_Exercise brief_:
Skip the pictures and repeat each line of the data exactly.

_Dataset extract_:
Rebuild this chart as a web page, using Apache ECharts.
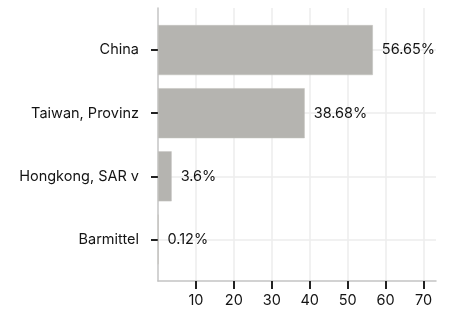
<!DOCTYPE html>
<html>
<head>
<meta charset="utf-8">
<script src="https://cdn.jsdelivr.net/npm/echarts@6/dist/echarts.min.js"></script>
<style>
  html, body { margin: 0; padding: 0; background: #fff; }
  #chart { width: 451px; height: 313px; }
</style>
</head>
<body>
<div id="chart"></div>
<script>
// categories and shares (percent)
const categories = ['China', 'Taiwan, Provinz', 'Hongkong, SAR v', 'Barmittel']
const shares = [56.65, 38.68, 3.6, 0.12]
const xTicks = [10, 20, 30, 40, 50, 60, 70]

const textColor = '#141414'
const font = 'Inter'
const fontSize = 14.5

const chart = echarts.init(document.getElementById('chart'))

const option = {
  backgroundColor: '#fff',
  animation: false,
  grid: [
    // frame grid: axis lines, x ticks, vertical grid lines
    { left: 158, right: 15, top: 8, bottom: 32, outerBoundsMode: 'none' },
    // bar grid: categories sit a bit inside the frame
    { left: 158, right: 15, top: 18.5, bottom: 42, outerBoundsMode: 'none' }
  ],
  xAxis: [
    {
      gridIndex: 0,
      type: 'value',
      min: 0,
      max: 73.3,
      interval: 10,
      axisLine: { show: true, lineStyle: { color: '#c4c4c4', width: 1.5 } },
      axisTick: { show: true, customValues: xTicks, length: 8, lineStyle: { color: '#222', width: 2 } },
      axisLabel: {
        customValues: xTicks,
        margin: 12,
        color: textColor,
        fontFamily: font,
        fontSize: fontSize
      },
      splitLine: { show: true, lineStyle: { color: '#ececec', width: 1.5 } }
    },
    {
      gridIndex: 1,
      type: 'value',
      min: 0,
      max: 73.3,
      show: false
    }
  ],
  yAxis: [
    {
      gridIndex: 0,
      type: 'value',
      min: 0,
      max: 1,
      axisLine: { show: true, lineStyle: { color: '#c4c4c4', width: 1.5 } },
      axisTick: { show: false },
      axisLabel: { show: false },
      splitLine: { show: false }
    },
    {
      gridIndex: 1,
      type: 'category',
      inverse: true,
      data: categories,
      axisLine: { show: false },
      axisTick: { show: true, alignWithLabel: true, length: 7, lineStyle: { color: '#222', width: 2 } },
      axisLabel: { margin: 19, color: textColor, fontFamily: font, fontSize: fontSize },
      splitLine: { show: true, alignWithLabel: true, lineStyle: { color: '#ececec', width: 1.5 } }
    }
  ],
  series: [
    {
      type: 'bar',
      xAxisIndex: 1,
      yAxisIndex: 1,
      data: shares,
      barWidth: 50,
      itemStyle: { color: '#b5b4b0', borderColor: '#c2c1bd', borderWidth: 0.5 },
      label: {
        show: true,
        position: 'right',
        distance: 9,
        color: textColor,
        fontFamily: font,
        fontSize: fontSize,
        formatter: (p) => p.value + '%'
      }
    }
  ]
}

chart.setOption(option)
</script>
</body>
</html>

_Result_:
Rebuild this chart as a web page, using Apache ECharts.
<!DOCTYPE html>
<html>
<head>
<meta charset="utf-8">
<script src="https://cdn.jsdelivr.net/npm/echarts@6/dist/echarts.min.js"></script>
<style>
  html, body { margin: 0; padding: 0; background: #fff; }
  #chart { width: 451px; height: 313px; }
</style>
</head>
<body>
<div id="chart"></div>
<script>
// categories and shares (percent)
const categories = ['China', 'Taiwan, Provinz', 'Hongkong, SAR v', 'Barmittel']
const shares = [56.65, 38.68, 3.6, 0.12]
const xTicks = [10, 20, 30, 40, 50, 60, 70]

const textColor = '#141414'
const font = 'Inter'
const fontSize = 14.5

const chart = echarts.init(document.getElementById('chart'))

const option = {
  backgroundColor: '#fff',
  animation: false,
  grid: [
    // frame grid: axis lines, x ticks, vertical grid lines
    { left: 158, right: 15, top: 8, bottom: 32, outerBoundsMode: 'none' },
    // bar grid: categories sit a bit inside the frame
    { left: 158, right: 15, top: 18.5, bottom: 42, outerBoundsMode: 'none' }
  ],
  xAxis: [
    {
      gridIndex: 0,
      type: 'value',
      min: 0,
      max: 73.3,
      interval: 10,
      axisLine: { show: true, lineStyle: { color: '#c4c4c4', width: 1.5 } },
      axisTick: { show: true, customValues: xTicks, length: 8, lineStyle: { color: '#222', width: 2 } },
      axisLabel: {
        customValues: xTicks,
        margin: 12,
        color: textColor,
        fontFamily: font,
        fontSize: fontSize
      },
      splitLine: { show: true, lineStyle: { color: '#ececec', width: 1.5 } }
    },
    {
      gridIndex: 1,
      type: 'value',
      min: 0,
      max: 73.3,
      show: false
    }
  ],
  yAxis: [
    {
      gridIndex: 0,
      type: 'value',
      min: 0,
      max: 1,
      axisLine: { show: true, lineStyle: { color: '#c4c4c4', width: 1.5 } },
      axisTick: { show: false },
      axisLabel: { show: false },
      splitLine: { show: false }
    },
    {
      gridIndex: 1,
      type: 'category',
      inverse: true,
      data: categories,
      axisLine: { show: false },
      axisTick: { show: true, alignWithLabel: true, length: 7, lineStyle: { color: '#222', width: 2 } },
      axisLabel: { margin: 19, color: textColor, fontFamily: font, fontSize: fontSize },
      splitLine: { show: true, alignWithLabel: true, lineStyle: { color: '#ececec', width: 1.5 } }
    }
  ],
  series: [
    {
      type: 'bar',
      xAxisIndex: 1,
      yAxisIndex: 1,
      data: shares,
      barWidth: 50,
      itemStyle: { color: '#b5b4b0', borderColor: '#c2c1bd', borderWidth: 0.5 },
      label: {
        show: true,
        position: 'right',
        distance: 9,
        color: textColor,
        fontFamily: font,
        fontSize: fontSize,
        formatter: (p) => p.value + '%'
      }
    }
  ]
}

chart.setOption(option)
</script>
</body>
</html>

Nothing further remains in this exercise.